__STORED DATA__:
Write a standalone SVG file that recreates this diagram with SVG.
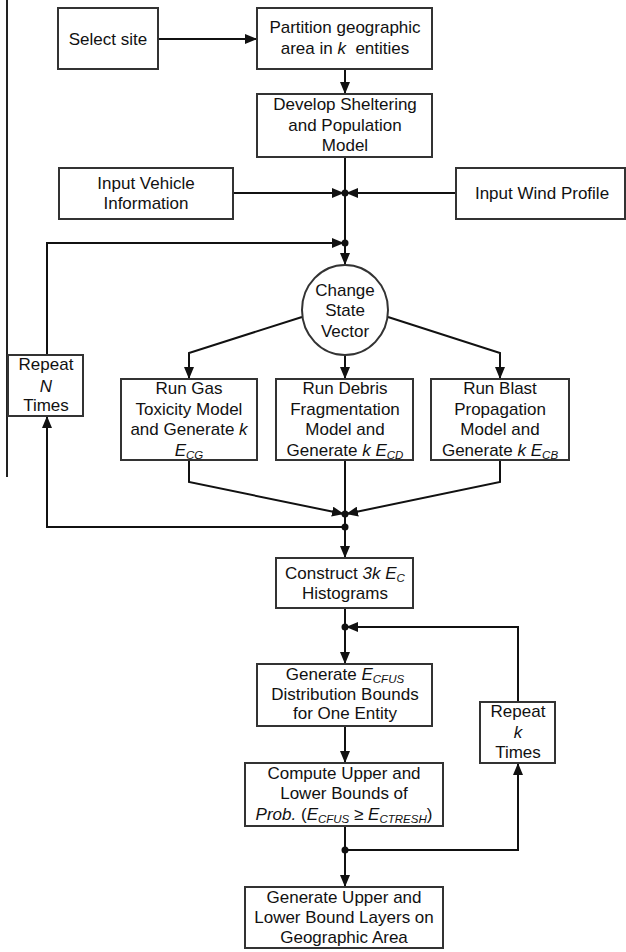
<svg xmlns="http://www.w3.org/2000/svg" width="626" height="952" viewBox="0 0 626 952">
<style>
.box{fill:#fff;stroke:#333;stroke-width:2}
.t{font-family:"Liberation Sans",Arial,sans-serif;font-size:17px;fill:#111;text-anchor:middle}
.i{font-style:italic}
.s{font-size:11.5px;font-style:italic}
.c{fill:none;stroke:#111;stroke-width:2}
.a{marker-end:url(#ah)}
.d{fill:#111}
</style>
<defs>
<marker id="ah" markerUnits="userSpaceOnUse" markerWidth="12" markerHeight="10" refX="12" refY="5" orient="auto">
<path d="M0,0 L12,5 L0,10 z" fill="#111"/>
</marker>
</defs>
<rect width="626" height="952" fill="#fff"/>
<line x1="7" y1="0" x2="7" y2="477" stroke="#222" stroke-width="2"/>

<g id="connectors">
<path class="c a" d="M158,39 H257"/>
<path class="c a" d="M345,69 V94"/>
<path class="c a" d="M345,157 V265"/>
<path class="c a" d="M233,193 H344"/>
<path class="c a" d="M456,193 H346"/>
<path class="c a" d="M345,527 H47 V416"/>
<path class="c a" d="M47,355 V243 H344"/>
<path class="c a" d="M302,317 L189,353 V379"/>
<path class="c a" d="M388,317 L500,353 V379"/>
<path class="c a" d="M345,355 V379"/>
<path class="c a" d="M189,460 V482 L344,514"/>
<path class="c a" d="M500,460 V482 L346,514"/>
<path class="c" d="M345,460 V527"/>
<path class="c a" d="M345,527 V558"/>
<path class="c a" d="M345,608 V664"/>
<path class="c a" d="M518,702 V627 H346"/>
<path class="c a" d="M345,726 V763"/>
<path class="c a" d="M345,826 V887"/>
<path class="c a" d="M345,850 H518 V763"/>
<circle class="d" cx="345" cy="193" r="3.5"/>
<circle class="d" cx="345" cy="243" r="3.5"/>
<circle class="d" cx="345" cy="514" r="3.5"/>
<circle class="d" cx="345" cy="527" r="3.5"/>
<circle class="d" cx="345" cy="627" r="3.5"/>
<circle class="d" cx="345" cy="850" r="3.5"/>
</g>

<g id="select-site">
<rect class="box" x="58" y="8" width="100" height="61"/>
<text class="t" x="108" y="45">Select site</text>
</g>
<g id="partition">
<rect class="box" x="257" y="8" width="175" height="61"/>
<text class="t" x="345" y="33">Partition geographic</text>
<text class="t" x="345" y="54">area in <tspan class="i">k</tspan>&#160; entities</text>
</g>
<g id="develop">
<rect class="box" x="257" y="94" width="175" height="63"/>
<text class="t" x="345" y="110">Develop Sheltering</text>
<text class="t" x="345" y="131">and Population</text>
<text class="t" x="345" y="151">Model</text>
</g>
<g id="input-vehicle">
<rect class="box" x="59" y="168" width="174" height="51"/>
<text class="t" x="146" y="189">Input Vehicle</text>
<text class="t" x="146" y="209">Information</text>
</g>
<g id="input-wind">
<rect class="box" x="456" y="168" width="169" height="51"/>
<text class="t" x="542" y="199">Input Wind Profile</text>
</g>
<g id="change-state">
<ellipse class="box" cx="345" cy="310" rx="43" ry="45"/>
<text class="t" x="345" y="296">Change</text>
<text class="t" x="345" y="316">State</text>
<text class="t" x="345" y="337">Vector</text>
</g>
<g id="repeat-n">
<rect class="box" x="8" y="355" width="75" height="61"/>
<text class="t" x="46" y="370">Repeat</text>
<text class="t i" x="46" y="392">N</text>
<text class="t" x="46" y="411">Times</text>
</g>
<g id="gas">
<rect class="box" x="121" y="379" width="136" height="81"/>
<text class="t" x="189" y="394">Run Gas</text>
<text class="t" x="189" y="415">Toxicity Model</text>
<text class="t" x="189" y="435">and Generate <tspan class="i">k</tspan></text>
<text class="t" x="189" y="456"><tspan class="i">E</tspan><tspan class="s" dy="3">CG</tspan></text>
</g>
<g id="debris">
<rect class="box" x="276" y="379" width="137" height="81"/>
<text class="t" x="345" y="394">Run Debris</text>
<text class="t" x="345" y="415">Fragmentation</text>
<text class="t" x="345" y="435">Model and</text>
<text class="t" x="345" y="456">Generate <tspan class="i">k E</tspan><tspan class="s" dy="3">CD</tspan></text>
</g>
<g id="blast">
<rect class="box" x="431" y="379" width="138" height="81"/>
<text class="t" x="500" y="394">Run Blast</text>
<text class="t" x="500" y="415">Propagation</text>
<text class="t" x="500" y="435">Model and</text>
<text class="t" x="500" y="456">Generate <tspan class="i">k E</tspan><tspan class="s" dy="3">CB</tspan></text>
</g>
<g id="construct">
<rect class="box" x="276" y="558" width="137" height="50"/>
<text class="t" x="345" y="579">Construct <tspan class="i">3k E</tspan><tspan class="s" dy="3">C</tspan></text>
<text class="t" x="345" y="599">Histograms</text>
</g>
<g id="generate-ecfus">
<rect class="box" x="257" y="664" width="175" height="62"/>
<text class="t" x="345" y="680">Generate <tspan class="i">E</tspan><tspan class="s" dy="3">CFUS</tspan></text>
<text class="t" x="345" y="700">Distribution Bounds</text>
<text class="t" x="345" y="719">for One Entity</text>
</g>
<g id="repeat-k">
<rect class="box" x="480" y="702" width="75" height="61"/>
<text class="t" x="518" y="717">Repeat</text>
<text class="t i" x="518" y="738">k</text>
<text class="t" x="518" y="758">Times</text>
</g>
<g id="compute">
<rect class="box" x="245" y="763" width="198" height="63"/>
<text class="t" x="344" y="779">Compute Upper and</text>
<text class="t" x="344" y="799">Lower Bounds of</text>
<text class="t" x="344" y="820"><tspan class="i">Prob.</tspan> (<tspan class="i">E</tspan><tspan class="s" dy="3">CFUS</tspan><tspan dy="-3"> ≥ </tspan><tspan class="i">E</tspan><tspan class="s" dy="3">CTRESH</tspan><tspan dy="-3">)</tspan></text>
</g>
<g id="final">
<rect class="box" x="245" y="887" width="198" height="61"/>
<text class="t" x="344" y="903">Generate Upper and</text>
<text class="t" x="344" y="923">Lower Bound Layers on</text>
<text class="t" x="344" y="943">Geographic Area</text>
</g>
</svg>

__AIM__:
Return the full material word for word. Do not include the pictures.

__RESPONSE TO THIS EXERCISE__:
Write a standalone SVG file that recreates this diagram with SVG.
<svg xmlns="http://www.w3.org/2000/svg" width="626" height="952" viewBox="0 0 626 952">
<style>
.box{fill:#fff;stroke:#333;stroke-width:2}
.t{font-family:"Liberation Sans",Arial,sans-serif;font-size:17px;fill:#111;text-anchor:middle}
.i{font-style:italic}
.s{font-size:11.5px;font-style:italic}
.c{fill:none;stroke:#111;stroke-width:2}
.a{marker-end:url(#ah)}
.d{fill:#111}
</style>
<defs>
<marker id="ah" markerUnits="userSpaceOnUse" markerWidth="12" markerHeight="10" refX="12" refY="5" orient="auto">
<path d="M0,0 L12,5 L0,10 z" fill="#111"/>
</marker>
</defs>
<rect width="626" height="952" fill="#fff"/>
<line x1="7" y1="0" x2="7" y2="477" stroke="#222" stroke-width="2"/>

<g id="connectors">
<path class="c a" d="M158,39 H257"/>
<path class="c a" d="M345,69 V94"/>
<path class="c a" d="M345,157 V265"/>
<path class="c a" d="M233,193 H344"/>
<path class="c a" d="M456,193 H346"/>
<path class="c a" d="M345,527 H47 V416"/>
<path class="c a" d="M47,355 V243 H344"/>
<path class="c a" d="M302,317 L189,353 V379"/>
<path class="c a" d="M388,317 L500,353 V379"/>
<path class="c a" d="M345,355 V379"/>
<path class="c a" d="M189,460 V482 L344,514"/>
<path class="c a" d="M500,460 V482 L346,514"/>
<path class="c" d="M345,460 V527"/>
<path class="c a" d="M345,527 V558"/>
<path class="c a" d="M345,608 V664"/>
<path class="c a" d="M518,702 V627 H346"/>
<path class="c a" d="M345,726 V763"/>
<path class="c a" d="M345,826 V887"/>
<path class="c a" d="M345,850 H518 V763"/>
<circle class="d" cx="345" cy="193" r="3.5"/>
<circle class="d" cx="345" cy="243" r="3.5"/>
<circle class="d" cx="345" cy="514" r="3.5"/>
<circle class="d" cx="345" cy="527" r="3.5"/>
<circle class="d" cx="345" cy="627" r="3.5"/>
<circle class="d" cx="345" cy="850" r="3.5"/>
</g>

<g id="select-site">
<rect class="box" x="58" y="8" width="100" height="61"/>
<text class="t" x="108" y="45">Select site</text>
</g>
<g id="partition">
<rect class="box" x="257" y="8" width="175" height="61"/>
<text class="t" x="345" y="33">Partition geographic</text>
<text class="t" x="345" y="54">area in <tspan class="i">k</tspan>&#160; entities</text>
</g>
<g id="develop">
<rect class="box" x="257" y="94" width="175" height="63"/>
<text class="t" x="345" y="110">Develop Sheltering</text>
<text class="t" x="345" y="131">and Population</text>
<text class="t" x="345" y="151">Model</text>
</g>
<g id="input-vehicle">
<rect class="box" x="59" y="168" width="174" height="51"/>
<text class="t" x="146" y="189">Input Vehicle</text>
<text class="t" x="146" y="209">Information</text>
</g>
<g id="input-wind">
<rect class="box" x="456" y="168" width="169" height="51"/>
<text class="t" x="542" y="199">Input Wind Profile</text>
</g>
<g id="change-state">
<ellipse class="box" cx="345" cy="310" rx="43" ry="45"/>
<text class="t" x="345" y="296">Change</text>
<text class="t" x="345" y="316">State</text>
<text class="t" x="345" y="337">Vector</text>
</g>
<g id="repeat-n">
<rect class="box" x="8" y="355" width="75" height="61"/>
<text class="t" x="46" y="370">Repeat</text>
<text class="t i" x="46" y="392">N</text>
<text class="t" x="46" y="411">Times</text>
</g>
<g id="gas">
<rect class="box" x="121" y="379" width="136" height="81"/>
<text class="t" x="189" y="394">Run Gas</text>
<text class="t" x="189" y="415">Toxicity Model</text>
<text class="t" x="189" y="435">and Generate <tspan class="i">k</tspan></text>
<text class="t" x="189" y="456"><tspan class="i">E</tspan><tspan class="s" dy="3">CG</tspan></text>
</g>
<g id="debris">
<rect class="box" x="276" y="379" width="137" height="81"/>
<text class="t" x="345" y="394">Run Debris</text>
<text class="t" x="345" y="415">Fragmentation</text>
<text class="t" x="345" y="435">Model and</text>
<text class="t" x="345" y="456">Generate <tspan class="i">k E</tspan><tspan class="s" dy="3">CD</tspan></text>
</g>
<g id="blast">
<rect class="box" x="431" y="379" width="138" height="81"/>
<text class="t" x="500" y="394">Run Blast</text>
<text class="t" x="500" y="415">Propagation</text>
<text class="t" x="500" y="435">Model and</text>
<text class="t" x="500" y="456">Generate <tspan class="i">k E</tspan><tspan class="s" dy="3">CB</tspan></text>
</g>
<g id="construct">
<rect class="box" x="276" y="558" width="137" height="50"/>
<text class="t" x="345" y="579">Construct <tspan class="i">3k E</tspan><tspan class="s" dy="3">C</tspan></text>
<text class="t" x="345" y="599">Histograms</text>
</g>
<g id="generate-ecfus">
<rect class="box" x="257" y="664" width="175" height="62"/>
<text class="t" x="345" y="680">Generate <tspan class="i">E</tspan><tspan class="s" dy="3">CFUS</tspan></text>
<text class="t" x="345" y="700">Distribution Bounds</text>
<text class="t" x="345" y="719">for One Entity</text>
</g>
<g id="repeat-k">
<rect class="box" x="480" y="702" width="75" height="61"/>
<text class="t" x="518" y="717">Repeat</text>
<text class="t i" x="518" y="738">k</text>
<text class="t" x="518" y="758">Times</text>
</g>
<g id="compute">
<rect class="box" x="245" y="763" width="198" height="63"/>
<text class="t" x="344" y="779">Compute Upper and</text>
<text class="t" x="344" y="799">Lower Bounds of</text>
<text class="t" x="344" y="820"><tspan class="i">Prob.</tspan> (<tspan class="i">E</tspan><tspan class="s" dy="3">CFUS</tspan><tspan dy="-3"> ≥ </tspan><tspan class="i">E</tspan><tspan class="s" dy="3">CTRESH</tspan><tspan dy="-3">)</tspan></text>
</g>
<g id="final">
<rect class="box" x="245" y="887" width="198" height="61"/>
<text class="t" x="344" y="903">Generate Upper and</text>
<text class="t" x="344" y="923">Lower Bound Layers on</text>
<text class="t" x="344" y="943">Geographic Area</text>
</g>
</svg>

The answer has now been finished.